═══ Extracted data
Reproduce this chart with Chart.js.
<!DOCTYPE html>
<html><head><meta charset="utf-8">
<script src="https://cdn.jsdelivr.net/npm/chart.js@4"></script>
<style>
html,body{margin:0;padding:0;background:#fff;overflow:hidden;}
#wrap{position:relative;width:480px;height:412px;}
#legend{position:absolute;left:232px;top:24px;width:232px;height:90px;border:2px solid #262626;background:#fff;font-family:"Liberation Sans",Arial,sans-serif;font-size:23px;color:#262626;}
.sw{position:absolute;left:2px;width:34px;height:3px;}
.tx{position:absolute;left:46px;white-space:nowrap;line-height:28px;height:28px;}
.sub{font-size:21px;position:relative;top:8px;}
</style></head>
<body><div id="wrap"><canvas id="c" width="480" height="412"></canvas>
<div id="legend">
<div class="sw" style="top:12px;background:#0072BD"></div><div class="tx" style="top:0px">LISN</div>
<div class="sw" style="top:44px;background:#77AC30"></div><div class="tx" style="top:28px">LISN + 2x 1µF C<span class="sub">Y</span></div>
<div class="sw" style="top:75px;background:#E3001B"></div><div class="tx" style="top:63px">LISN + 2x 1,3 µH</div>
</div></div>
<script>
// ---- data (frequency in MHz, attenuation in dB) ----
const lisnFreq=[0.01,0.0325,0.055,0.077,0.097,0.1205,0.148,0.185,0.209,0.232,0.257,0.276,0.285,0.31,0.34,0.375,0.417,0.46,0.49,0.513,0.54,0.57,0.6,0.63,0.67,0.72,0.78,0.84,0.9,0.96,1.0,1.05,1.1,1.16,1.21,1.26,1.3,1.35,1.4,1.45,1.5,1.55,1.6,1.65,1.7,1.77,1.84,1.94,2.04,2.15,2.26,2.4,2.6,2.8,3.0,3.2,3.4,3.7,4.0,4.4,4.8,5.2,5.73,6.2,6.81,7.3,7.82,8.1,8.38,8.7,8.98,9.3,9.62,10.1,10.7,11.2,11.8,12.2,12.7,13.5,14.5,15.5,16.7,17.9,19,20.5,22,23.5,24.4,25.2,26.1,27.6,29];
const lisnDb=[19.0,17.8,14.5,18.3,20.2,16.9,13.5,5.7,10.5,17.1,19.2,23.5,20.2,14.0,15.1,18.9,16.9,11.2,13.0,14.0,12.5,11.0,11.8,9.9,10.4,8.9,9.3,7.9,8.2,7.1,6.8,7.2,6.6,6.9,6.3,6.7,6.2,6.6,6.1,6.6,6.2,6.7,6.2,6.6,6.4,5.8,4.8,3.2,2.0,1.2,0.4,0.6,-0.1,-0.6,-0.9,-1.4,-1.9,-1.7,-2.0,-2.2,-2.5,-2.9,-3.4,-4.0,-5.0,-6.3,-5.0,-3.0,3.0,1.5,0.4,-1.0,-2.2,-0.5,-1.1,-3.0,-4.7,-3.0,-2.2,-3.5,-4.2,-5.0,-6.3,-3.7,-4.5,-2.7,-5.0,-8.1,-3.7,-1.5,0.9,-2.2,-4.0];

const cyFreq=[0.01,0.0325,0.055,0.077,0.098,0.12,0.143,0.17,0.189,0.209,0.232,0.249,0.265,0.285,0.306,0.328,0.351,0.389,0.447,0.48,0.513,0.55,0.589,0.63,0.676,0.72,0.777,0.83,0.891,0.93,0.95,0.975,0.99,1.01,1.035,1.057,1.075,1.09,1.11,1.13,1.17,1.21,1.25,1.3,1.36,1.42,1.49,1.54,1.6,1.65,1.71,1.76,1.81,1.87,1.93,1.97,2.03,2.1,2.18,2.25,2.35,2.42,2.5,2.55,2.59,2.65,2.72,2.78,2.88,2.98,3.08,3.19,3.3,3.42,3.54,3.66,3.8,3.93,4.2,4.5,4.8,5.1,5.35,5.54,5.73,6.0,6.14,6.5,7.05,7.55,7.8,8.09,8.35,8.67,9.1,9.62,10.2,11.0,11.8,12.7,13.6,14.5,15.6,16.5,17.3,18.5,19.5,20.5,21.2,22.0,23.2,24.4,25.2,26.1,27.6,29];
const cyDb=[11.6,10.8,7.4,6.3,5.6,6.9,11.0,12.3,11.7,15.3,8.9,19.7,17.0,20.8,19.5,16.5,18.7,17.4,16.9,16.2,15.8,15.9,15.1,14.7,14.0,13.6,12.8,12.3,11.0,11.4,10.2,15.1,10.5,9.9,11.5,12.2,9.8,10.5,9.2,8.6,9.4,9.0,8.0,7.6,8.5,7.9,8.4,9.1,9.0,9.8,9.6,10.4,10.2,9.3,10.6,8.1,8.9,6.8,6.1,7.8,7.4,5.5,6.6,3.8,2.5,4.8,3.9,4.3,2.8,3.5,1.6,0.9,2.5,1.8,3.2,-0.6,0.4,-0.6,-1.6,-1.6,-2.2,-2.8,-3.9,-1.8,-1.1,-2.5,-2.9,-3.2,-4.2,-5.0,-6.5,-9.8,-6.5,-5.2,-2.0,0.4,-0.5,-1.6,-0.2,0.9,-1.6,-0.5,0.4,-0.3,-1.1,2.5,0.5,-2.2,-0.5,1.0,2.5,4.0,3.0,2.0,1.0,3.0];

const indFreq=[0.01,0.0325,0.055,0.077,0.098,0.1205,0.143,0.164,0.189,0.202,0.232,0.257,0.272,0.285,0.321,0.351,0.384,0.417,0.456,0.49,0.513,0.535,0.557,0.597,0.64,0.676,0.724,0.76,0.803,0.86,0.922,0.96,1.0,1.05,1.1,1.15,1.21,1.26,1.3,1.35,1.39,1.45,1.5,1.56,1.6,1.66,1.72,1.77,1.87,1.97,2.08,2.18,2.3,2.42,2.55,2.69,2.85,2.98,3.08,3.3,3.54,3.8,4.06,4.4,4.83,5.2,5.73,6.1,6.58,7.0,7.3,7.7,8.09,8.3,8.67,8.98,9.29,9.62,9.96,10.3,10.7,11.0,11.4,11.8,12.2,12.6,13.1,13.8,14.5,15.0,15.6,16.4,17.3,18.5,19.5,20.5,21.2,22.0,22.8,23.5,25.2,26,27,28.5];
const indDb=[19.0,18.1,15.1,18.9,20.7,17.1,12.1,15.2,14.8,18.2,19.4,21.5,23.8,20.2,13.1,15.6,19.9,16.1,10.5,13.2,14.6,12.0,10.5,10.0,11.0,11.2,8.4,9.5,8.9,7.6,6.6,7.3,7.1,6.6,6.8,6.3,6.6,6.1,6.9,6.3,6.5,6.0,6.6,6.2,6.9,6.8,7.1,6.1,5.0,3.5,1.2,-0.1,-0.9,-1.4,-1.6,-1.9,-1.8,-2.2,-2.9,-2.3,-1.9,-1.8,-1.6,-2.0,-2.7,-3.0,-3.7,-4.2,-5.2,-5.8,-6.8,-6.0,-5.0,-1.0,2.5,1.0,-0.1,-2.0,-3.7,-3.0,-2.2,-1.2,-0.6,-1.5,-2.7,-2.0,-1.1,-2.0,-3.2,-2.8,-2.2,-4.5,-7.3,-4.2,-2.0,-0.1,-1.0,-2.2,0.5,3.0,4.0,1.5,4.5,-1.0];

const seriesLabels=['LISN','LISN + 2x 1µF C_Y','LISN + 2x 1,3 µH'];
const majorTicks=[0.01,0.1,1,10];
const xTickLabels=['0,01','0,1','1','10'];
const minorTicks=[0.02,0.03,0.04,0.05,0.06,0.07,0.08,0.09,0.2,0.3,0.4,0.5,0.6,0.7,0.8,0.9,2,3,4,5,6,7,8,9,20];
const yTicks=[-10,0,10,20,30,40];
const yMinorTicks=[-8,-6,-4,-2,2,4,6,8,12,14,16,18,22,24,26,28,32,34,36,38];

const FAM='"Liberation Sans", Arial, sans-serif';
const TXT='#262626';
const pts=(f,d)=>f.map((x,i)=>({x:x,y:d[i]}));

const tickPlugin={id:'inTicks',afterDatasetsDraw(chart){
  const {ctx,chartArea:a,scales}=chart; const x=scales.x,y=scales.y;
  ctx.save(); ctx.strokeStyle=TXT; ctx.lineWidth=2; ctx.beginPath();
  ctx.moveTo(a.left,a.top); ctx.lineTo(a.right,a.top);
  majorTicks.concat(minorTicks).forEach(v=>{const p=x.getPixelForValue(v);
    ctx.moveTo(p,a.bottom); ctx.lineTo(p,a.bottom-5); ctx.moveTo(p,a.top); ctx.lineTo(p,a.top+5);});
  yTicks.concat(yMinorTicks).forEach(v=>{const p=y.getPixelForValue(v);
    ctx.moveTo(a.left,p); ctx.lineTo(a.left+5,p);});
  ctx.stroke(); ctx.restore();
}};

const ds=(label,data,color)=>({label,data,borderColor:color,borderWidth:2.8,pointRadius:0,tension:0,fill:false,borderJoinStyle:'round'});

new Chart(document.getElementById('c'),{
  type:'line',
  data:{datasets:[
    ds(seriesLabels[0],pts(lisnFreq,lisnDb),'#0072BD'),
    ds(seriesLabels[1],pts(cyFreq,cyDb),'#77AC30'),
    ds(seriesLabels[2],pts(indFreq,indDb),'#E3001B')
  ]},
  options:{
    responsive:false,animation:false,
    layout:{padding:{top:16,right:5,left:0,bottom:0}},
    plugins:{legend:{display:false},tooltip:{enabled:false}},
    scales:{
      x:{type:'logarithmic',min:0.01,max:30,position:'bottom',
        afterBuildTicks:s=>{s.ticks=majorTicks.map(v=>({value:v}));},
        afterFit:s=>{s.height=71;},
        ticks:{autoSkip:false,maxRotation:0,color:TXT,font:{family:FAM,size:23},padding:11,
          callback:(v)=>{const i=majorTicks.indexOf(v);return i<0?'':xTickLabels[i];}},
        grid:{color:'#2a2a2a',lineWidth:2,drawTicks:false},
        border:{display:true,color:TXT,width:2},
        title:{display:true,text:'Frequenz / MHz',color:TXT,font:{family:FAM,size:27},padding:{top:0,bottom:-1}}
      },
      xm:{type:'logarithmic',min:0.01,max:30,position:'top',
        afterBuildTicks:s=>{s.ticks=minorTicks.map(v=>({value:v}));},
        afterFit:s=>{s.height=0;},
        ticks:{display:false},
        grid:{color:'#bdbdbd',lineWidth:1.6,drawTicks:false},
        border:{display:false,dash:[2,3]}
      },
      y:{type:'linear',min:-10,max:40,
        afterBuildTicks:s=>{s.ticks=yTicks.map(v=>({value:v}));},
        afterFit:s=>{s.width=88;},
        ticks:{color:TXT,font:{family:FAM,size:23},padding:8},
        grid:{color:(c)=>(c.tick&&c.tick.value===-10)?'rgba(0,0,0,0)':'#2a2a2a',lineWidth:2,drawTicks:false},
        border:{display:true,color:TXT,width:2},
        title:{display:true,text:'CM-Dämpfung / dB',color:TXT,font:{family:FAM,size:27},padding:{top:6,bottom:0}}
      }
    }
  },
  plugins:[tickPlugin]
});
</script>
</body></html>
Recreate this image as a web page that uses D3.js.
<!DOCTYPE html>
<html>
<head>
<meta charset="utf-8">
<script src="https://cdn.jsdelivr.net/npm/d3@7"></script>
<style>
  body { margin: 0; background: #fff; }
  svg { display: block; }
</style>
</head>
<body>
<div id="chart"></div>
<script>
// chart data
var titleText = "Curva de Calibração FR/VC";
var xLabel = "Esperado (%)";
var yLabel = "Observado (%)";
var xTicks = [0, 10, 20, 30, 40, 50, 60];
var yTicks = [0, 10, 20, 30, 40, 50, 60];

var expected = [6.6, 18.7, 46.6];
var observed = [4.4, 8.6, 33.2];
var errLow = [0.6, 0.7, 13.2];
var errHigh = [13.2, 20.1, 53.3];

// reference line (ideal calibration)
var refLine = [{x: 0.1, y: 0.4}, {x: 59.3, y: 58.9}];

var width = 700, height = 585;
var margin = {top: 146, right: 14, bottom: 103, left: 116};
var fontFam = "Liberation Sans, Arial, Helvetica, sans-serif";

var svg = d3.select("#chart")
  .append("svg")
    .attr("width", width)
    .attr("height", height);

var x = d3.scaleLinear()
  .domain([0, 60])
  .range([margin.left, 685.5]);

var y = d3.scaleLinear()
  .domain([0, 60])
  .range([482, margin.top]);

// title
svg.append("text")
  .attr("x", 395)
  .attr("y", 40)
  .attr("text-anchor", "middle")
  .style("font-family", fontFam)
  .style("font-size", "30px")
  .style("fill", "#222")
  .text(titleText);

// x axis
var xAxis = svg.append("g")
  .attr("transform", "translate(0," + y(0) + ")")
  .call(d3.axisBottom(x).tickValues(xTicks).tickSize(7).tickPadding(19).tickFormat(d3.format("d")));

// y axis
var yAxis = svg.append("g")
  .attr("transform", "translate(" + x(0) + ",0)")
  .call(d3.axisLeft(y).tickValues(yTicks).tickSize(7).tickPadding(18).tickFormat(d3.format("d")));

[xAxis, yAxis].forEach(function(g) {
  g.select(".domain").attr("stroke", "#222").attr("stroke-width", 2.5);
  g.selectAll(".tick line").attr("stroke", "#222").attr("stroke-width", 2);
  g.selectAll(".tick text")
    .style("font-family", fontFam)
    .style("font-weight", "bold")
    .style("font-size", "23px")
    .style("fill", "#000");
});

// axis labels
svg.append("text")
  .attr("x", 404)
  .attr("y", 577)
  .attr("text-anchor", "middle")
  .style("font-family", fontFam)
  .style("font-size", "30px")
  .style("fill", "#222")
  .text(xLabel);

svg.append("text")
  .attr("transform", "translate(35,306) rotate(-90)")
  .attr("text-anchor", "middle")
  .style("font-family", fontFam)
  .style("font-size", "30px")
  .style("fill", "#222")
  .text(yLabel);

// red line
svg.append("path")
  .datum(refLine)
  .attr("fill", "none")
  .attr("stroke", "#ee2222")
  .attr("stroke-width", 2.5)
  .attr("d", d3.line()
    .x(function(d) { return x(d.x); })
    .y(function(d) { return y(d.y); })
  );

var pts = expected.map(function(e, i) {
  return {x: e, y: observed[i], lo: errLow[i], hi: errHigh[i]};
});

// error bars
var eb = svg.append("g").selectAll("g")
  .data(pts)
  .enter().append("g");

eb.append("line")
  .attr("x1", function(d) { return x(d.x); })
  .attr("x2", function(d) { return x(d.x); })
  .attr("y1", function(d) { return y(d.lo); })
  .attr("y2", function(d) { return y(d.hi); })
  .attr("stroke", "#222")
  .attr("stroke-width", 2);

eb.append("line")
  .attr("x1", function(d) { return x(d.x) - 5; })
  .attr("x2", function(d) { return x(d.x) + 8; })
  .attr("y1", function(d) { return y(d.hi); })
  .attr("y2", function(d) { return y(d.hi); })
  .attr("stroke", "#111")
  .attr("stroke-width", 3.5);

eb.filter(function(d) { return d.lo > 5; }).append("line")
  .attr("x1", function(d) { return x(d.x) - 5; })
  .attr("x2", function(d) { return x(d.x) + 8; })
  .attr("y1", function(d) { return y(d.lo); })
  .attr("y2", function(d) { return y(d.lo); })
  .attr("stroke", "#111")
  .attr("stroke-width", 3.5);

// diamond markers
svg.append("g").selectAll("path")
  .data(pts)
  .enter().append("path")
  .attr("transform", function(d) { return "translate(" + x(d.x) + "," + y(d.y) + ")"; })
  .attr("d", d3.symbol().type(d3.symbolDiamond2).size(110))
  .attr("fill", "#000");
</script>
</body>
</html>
══════
*Problem to work on*. In the listing, find each line with the string "this" and copy it.

*Answer*.
Reproduce this chart with Chart.js.
Recreate this image as a web page that uses D3.js.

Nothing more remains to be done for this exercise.